Aim:
Starting with the first line of the listing, quote each line exactly until and including the one with "from matplotlib.ticker import", leaving pictures out.

Material:
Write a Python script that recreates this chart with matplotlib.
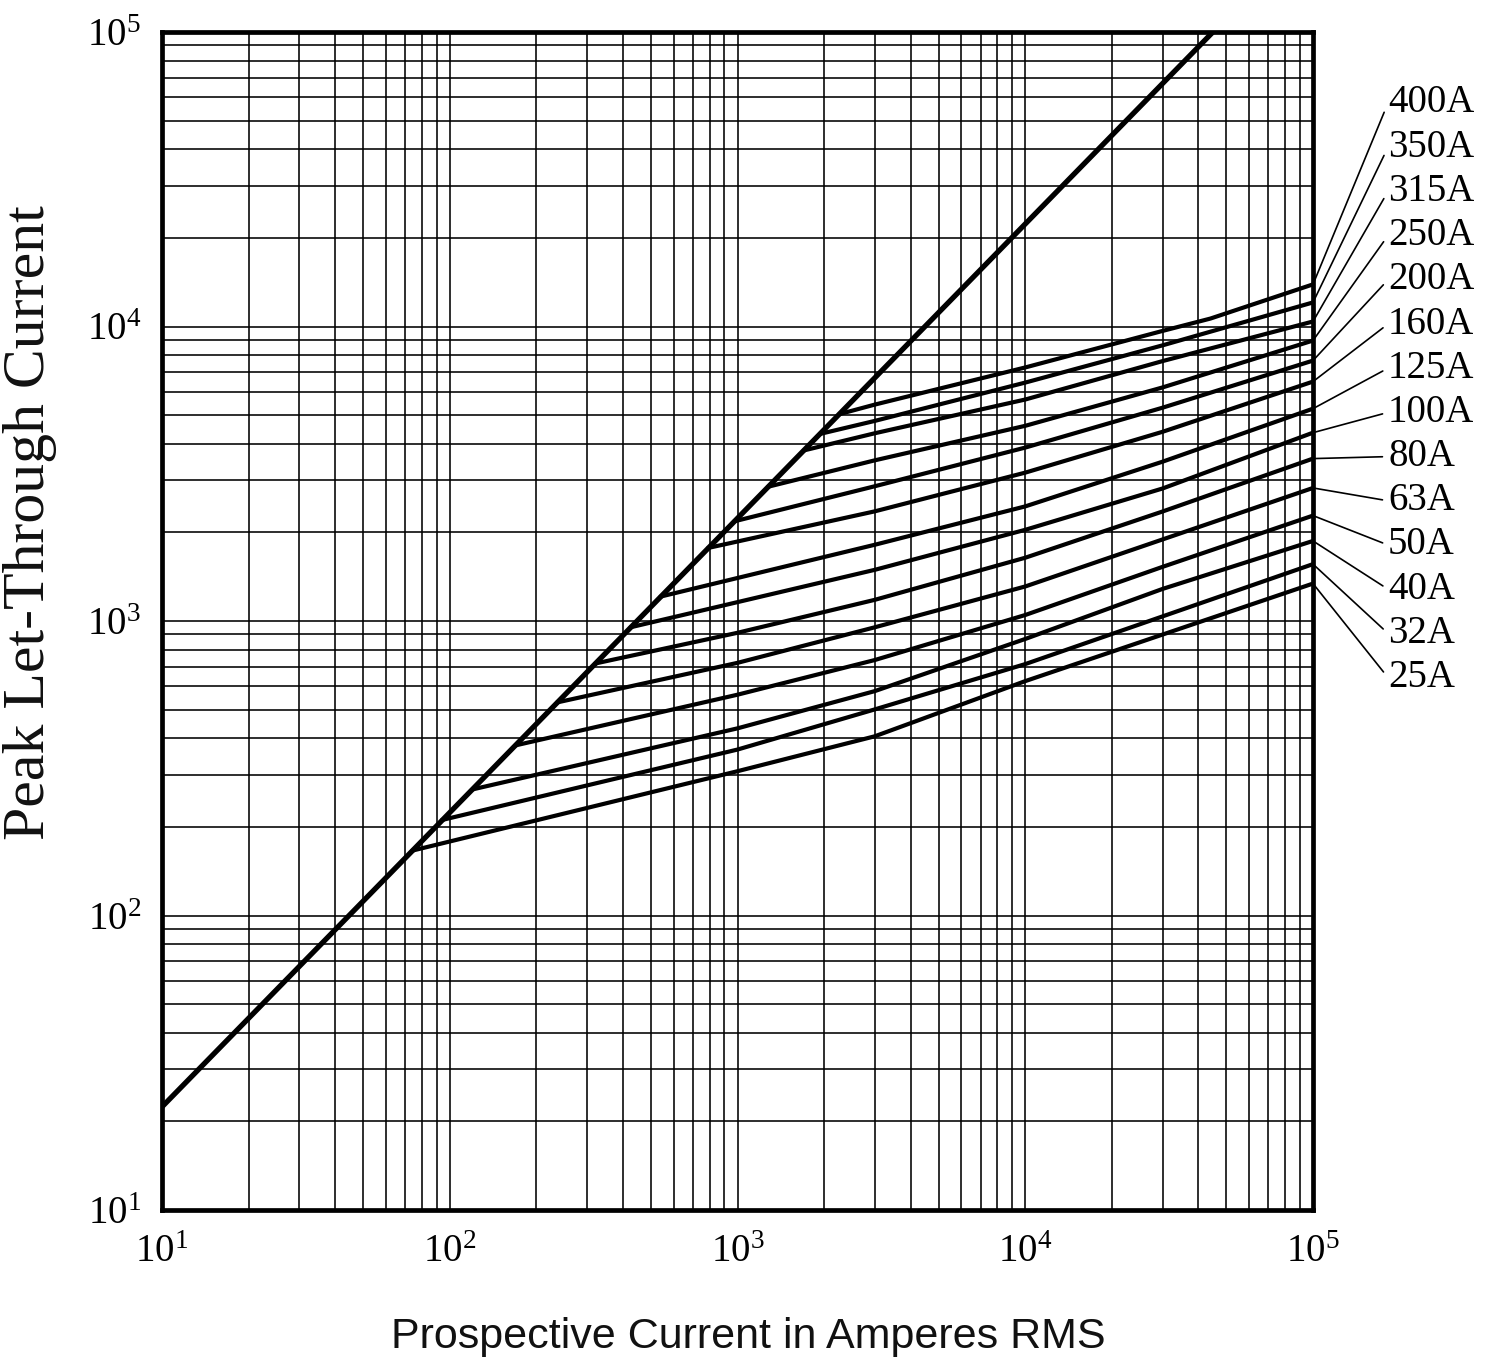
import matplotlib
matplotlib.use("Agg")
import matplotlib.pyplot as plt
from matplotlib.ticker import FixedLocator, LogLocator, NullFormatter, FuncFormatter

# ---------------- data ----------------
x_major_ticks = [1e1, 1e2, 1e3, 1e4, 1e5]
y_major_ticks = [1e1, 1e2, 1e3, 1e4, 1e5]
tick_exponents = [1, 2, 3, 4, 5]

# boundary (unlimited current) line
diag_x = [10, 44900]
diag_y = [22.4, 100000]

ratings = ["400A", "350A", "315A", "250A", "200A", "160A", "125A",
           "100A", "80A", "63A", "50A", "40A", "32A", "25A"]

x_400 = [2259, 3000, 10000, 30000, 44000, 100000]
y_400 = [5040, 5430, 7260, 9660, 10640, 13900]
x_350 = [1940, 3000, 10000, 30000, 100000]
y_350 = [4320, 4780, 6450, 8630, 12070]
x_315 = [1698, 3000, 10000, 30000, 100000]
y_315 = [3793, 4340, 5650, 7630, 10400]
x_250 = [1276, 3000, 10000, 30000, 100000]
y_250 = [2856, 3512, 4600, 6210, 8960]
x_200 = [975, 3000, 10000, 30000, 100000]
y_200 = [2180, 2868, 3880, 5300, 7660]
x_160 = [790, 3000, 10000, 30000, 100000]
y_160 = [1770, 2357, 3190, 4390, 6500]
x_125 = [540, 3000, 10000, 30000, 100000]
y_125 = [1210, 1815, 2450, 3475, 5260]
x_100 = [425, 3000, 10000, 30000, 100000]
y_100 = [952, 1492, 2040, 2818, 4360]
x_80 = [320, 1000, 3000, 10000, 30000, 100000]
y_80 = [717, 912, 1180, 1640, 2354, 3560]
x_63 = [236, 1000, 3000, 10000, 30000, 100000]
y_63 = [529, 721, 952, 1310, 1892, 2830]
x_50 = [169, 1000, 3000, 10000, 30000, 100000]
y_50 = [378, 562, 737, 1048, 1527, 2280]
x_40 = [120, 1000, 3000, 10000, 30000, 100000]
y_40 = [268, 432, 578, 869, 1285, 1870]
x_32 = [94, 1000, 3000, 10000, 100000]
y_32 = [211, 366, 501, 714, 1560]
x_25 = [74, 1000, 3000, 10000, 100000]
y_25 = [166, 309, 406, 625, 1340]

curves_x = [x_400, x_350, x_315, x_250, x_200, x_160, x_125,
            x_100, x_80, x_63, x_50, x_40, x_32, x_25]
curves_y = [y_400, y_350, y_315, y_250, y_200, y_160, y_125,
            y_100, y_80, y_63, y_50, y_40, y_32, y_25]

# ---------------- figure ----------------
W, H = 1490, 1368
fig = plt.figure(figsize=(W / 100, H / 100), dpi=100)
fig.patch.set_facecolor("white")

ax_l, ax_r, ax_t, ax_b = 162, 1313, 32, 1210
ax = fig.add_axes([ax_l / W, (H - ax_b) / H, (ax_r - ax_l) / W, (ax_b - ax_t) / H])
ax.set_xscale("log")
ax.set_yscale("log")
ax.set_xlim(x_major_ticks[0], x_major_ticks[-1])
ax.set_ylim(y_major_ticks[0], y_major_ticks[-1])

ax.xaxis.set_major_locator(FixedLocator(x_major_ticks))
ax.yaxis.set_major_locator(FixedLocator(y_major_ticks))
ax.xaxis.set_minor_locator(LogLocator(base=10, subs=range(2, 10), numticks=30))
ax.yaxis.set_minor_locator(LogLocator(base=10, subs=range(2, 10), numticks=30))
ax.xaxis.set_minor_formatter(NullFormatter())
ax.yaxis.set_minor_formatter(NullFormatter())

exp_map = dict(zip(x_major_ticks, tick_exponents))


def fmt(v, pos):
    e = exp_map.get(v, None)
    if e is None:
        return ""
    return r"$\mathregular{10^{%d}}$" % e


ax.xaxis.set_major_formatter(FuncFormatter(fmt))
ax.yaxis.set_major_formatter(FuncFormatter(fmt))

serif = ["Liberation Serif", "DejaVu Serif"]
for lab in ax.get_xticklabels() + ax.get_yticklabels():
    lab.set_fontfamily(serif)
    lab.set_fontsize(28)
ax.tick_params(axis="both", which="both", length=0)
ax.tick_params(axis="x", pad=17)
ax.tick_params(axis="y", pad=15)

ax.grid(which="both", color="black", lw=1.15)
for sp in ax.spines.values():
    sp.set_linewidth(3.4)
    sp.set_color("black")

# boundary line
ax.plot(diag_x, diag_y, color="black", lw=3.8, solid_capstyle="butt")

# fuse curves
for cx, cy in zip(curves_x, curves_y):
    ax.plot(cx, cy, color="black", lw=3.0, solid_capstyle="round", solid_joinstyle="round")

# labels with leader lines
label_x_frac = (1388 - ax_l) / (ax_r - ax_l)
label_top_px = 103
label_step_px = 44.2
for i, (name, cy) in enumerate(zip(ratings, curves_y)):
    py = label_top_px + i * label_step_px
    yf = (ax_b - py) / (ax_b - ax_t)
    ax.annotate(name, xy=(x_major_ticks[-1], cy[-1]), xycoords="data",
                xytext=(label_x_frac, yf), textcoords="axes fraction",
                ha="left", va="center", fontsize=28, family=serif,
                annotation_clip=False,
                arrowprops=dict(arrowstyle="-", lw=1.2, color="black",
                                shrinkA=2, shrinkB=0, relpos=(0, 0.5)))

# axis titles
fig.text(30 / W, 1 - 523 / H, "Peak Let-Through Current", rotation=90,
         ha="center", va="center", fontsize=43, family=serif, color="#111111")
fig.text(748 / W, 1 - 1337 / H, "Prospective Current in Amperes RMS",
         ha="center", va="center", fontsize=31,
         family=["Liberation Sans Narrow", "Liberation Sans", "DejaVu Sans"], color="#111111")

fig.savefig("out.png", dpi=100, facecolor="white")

Answer to the problem:
Write a Python script that recreates this chart with matplotlib.
import matplotlib
matplotlib.use("Agg")
import matplotlib.pyplot as plt
from matplotlib.ticker import FixedLocator, LogLocator, NullFormatter, FuncFormatter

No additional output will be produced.